Everything from the first line of the records to the line containing "0.023, 0.014, 0.009]", inclusive, is to be extracted exactly, and nothing more.
▽
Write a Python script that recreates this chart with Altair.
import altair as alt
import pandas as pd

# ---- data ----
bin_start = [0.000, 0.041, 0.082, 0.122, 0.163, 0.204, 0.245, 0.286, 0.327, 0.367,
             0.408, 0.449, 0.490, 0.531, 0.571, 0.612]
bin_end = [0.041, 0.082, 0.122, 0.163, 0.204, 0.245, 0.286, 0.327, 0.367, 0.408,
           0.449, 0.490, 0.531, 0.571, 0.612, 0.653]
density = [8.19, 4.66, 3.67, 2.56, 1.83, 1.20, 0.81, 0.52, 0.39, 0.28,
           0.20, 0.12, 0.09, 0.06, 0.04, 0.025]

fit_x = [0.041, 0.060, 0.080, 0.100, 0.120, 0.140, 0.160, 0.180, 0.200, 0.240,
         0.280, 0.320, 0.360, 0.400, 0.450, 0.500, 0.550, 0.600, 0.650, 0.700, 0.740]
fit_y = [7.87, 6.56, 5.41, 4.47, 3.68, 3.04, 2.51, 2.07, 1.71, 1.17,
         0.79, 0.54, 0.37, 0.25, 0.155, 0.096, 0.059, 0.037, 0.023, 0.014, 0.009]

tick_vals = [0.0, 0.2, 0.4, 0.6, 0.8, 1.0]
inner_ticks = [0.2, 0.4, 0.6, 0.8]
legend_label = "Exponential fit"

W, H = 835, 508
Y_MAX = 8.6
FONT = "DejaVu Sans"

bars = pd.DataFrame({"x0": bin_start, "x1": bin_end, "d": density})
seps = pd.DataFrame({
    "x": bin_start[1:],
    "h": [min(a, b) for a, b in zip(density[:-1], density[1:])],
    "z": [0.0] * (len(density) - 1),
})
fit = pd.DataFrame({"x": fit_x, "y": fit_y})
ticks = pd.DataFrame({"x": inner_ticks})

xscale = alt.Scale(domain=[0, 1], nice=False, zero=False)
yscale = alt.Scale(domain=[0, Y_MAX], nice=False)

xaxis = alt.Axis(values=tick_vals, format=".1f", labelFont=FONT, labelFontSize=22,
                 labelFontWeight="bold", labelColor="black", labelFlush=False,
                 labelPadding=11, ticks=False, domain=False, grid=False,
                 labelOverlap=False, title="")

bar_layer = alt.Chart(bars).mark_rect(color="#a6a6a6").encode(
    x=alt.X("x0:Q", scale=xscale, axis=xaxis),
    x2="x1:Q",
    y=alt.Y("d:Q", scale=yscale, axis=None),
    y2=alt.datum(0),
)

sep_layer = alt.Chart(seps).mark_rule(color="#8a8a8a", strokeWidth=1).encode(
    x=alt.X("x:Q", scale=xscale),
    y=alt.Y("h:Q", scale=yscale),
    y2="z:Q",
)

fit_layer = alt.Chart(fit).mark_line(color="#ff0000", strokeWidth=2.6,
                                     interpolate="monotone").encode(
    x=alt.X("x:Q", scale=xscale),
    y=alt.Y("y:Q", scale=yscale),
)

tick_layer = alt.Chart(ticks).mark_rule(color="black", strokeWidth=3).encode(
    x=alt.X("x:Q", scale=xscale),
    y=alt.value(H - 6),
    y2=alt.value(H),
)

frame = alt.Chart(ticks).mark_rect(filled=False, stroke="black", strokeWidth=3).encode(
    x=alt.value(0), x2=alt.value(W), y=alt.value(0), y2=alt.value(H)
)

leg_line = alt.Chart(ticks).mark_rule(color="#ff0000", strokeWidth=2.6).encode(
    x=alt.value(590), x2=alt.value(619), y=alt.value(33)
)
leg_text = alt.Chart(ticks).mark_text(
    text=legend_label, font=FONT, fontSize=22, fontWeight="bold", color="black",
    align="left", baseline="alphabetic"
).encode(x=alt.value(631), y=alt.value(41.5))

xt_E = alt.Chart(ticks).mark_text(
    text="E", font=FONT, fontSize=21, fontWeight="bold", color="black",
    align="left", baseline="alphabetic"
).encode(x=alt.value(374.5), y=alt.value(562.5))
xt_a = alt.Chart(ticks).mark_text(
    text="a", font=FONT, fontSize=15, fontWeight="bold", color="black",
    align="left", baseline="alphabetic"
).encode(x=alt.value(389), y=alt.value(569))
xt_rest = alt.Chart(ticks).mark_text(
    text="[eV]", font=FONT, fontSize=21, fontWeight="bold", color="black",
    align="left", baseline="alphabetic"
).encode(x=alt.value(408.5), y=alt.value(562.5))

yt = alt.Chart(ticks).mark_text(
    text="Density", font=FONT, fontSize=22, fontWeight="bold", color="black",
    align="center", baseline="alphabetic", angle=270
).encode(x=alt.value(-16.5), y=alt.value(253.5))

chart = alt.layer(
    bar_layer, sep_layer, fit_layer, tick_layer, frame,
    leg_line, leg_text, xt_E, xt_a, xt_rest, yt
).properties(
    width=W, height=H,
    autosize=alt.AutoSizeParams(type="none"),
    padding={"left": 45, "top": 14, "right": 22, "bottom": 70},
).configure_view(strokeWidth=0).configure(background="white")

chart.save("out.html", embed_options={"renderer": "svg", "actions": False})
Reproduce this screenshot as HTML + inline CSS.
△
:: TASK OUTPUT ::
Write a Python script that recreates this chart with Altair.
import altair as alt
import pandas as pd

# ---- data ----
bin_start = [0.000, 0.041, 0.082, 0.122, 0.163, 0.204, 0.245, 0.286, 0.327, 0.367,
             0.408, 0.449, 0.490, 0.531, 0.571, 0.612]
bin_end = [0.041, 0.082, 0.122, 0.163, 0.204, 0.245, 0.286, 0.327, 0.367, 0.408,
           0.449, 0.490, 0.531, 0.571, 0.612, 0.653]
density = [8.19, 4.66, 3.67, 2.56, 1.83, 1.20, 0.81, 0.52, 0.39, 0.28,
           0.20, 0.12, 0.09, 0.06, 0.04, 0.025]

fit_x = [0.041, 0.060, 0.080, 0.100, 0.120, 0.140, 0.160, 0.180, 0.200, 0.240,
         0.280, 0.320, 0.360, 0.400, 0.450, 0.500, 0.550, 0.600, 0.650, 0.700, 0.740]
fit_y = [7.87, 6.56, 5.41, 4.47, 3.68, 3.04, 2.51, 2.07, 1.71, 1.17,
         0.79, 0.54, 0.37, 0.25, 0.155, 0.096, 0.059, 0.037, 0.023, 0.014, 0.009]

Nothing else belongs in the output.